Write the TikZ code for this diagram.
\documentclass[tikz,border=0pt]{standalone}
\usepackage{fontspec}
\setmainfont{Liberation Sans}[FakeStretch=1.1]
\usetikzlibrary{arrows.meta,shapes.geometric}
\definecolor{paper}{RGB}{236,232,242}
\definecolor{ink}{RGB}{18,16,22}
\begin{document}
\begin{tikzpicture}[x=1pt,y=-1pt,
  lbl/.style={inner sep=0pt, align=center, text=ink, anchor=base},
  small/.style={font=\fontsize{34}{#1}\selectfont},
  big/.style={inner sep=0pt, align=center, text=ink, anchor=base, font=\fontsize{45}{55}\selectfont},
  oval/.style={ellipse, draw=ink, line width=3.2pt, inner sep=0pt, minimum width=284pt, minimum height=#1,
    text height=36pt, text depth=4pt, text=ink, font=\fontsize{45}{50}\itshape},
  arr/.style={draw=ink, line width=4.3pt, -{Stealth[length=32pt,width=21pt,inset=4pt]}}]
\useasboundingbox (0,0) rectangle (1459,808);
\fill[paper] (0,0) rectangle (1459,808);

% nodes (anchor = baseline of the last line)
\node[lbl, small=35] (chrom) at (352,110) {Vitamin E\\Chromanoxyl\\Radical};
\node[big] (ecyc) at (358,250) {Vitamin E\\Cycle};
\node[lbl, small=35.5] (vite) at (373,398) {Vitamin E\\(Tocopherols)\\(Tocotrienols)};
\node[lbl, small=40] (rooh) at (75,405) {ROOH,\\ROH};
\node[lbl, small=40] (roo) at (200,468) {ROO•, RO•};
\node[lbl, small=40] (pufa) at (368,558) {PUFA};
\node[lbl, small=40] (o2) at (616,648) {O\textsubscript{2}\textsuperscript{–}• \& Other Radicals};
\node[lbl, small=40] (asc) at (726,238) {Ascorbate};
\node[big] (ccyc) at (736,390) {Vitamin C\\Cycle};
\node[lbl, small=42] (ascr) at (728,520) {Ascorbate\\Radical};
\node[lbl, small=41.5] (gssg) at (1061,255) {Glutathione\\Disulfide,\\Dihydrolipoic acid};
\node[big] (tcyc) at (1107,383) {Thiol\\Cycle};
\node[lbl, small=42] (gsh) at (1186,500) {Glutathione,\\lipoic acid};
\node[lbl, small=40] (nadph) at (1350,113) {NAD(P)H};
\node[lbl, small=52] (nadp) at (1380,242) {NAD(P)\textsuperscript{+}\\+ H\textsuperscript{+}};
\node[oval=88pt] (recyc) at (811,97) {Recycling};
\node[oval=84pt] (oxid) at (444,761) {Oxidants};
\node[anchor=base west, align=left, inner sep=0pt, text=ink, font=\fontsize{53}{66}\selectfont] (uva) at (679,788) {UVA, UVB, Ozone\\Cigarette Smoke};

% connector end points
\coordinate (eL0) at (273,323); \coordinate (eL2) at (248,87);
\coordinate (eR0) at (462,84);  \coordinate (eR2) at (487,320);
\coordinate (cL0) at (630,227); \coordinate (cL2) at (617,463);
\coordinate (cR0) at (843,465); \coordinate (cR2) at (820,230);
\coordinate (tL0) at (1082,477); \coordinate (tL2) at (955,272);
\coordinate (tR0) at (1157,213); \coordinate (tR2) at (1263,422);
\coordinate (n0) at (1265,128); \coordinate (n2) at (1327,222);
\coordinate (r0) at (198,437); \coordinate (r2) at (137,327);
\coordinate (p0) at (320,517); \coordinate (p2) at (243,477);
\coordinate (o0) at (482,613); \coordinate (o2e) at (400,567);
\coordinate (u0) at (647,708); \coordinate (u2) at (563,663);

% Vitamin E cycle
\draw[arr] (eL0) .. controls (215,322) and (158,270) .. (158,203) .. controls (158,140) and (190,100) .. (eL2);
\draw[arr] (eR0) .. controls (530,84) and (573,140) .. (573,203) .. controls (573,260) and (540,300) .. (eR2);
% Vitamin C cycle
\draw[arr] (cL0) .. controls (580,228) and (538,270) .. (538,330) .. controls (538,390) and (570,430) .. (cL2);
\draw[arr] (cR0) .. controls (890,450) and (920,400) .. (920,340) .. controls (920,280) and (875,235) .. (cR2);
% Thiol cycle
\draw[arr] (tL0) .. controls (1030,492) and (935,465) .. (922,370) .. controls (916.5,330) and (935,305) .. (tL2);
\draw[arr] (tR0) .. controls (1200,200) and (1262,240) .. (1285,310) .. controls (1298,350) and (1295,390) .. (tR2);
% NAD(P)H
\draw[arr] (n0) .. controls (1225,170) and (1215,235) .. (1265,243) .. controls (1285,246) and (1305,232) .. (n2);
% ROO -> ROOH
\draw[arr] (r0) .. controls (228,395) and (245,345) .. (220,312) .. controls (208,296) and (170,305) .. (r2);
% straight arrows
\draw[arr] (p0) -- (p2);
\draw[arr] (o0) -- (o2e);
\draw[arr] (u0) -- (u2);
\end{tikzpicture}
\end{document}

------------------------------------------------------------

What you need to do
Reproduce the material above without altering a single character.

Correct result
Write the TikZ code for this diagram.
\documentclass[tikz,border=0pt]{standalone}
\usepackage{fontspec}
\setmainfont{Liberation Sans}[FakeStretch=1.1]
\usetikzlibrary{arrows.meta,shapes.geometric}
\definecolor{paper}{RGB}{236,232,242}
\definecolor{ink}{RGB}{18,16,22}
\begin{document}
\begin{tikzpicture}[x=1pt,y=-1pt,
  lbl/.style={inner sep=0pt, align=center, text=ink, anchor=base},
  small/.style={font=\fontsize{34}{#1}\selectfont},
  big/.style={inner sep=0pt, align=center, text=ink, anchor=base, font=\fontsize{45}{55}\selectfont},
  oval/.style={ellipse, draw=ink, line width=3.2pt, inner sep=0pt, minimum width=284pt, minimum height=#1,
    text height=36pt, text depth=4pt, text=ink, font=\fontsize{45}{50}\itshape},
  arr/.style={draw=ink, line width=4.3pt, -{Stealth[length=32pt,width=21pt,inset=4pt]}}]
\useasboundingbox (0,0) rectangle (1459,808);
\fill[paper] (0,0) rectangle (1459,808);

% nodes (anchor = baseline of the last line)
\node[lbl, small=35] (chrom) at (352,110) {Vitamin E\\Chromanoxyl\\Radical};
\node[big] (ecyc) at (358,250) {Vitamin E\\Cycle};
\node[lbl, small=35.5] (vite) at (373,398) {Vitamin E\\(Tocopherols)\\(Tocotrienols)};
\node[lbl, small=40] (rooh) at (75,405) {ROOH,\\ROH};
\node[lbl, small=40] (roo) at (200,468) {ROO•, RO•};
\node[lbl, small=40] (pufa) at (368,558) {PUFA};
\node[lbl, small=40] (o2) at (616,648) {O\textsubscript{2}\textsuperscript{–}• \& Other Radicals};
\node[lbl, small=40] (asc) at (726,238) {Ascorbate};
\node[big] (ccyc) at (736,390) {Vitamin C\\Cycle};
\node[lbl, small=42] (ascr) at (728,520) {Ascorbate\\Radical};
\node[lbl, small=41.5] (gssg) at (1061,255) {Glutathione\\Disulfide,\\Dihydrolipoic acid};
\node[big] (tcyc) at (1107,383) {Thiol\\Cycle};
\node[lbl, small=42] (gsh) at (1186,500) {Glutathione,\\lipoic acid};
\node[lbl, small=40] (nadph) at (1350,113) {NAD(P)H};
\node[lbl, small=52] (nadp) at (1380,242) {NAD(P)\textsuperscript{+}\\+ H\textsuperscript{+}};
\node[oval=88pt] (recyc) at (811,97) {Recycling};
\node[oval=84pt] (oxid) at (444,761) {Oxidants};
\node[anchor=base west, align=left, inner sep=0pt, text=ink, font=\fontsize{53}{66}\selectfont] (uva) at (679,788) {UVA, UVB, Ozone\\Cigarette Smoke};

% connector end points
\coordinate (eL0) at (273,323); \coordinate (eL2) at (248,87);
\coordinate (eR0) at (462,84);  \coordinate (eR2) at (487,320);
\coordinate (cL0) at (630,227); \coordinate (cL2) at (617,463);
\coordinate (cR0) at (843,465); \coordinate (cR2) at (820,230);
\coordinate (tL0) at (1082,477); \coordinate (tL2) at (955,272);
\coordinate (tR0) at (1157,213); \coordinate (tR2) at (1263,422);
\coordinate (n0) at (1265,128); \coordinate (n2) at (1327,222);
\coordinate (r0) at (198,437); \coordinate (r2) at (137,327);
\coordinate (p0) at (320,517); \coordinate (p2) at (243,477);
\coordinate (o0) at (482,613); \coordinate (o2e) at (400,567);
\coordinate (u0) at (647,708); \coordinate (u2) at (563,663);

% Vitamin E cycle
\draw[arr] (eL0) .. controls (215,322) and (158,270) .. (158,203) .. controls (158,140) and (190,100) .. (eL2);
\draw[arr] (eR0) .. controls (530,84) and (573,140) .. (573,203) .. controls (573,260) and (540,300) .. (eR2);
% Vitamin C cycle
\draw[arr] (cL0) .. controls (580,228) and (538,270) .. (538,330) .. controls (538,390) and (570,430) .. (cL2);
\draw[arr] (cR0) .. controls (890,450) and (920,400) .. (920,340) .. controls (920,280) and (875,235) .. (cR2);
% Thiol cycle
\draw[arr] (tL0) .. controls (1030,492) and (935,465) .. (922,370) .. controls (916.5,330) and (935,305) .. (tL2);
\draw[arr] (tR0) .. controls (1200,200) and (1262,240) .. (1285,310) .. controls (1298,350) and (1295,390) .. (tR2);
% NAD(P)H
\draw[arr] (n0) .. controls (1225,170) and (1215,235) .. (1265,243) .. controls (1285,246) and (1305,232) .. (n2);
% ROO -> ROOH
\draw[arr] (r0) .. controls (228,395) and (245,345) .. (220,312) .. controls (208,296) and (170,305) .. (r2);
% straight arrows
\draw[arr] (p0) -- (p2);
\draw[arr] (o0) -- (o2e);
\draw[arr] (u0) -- (u2);
\end{tikzpicture}
\end{document}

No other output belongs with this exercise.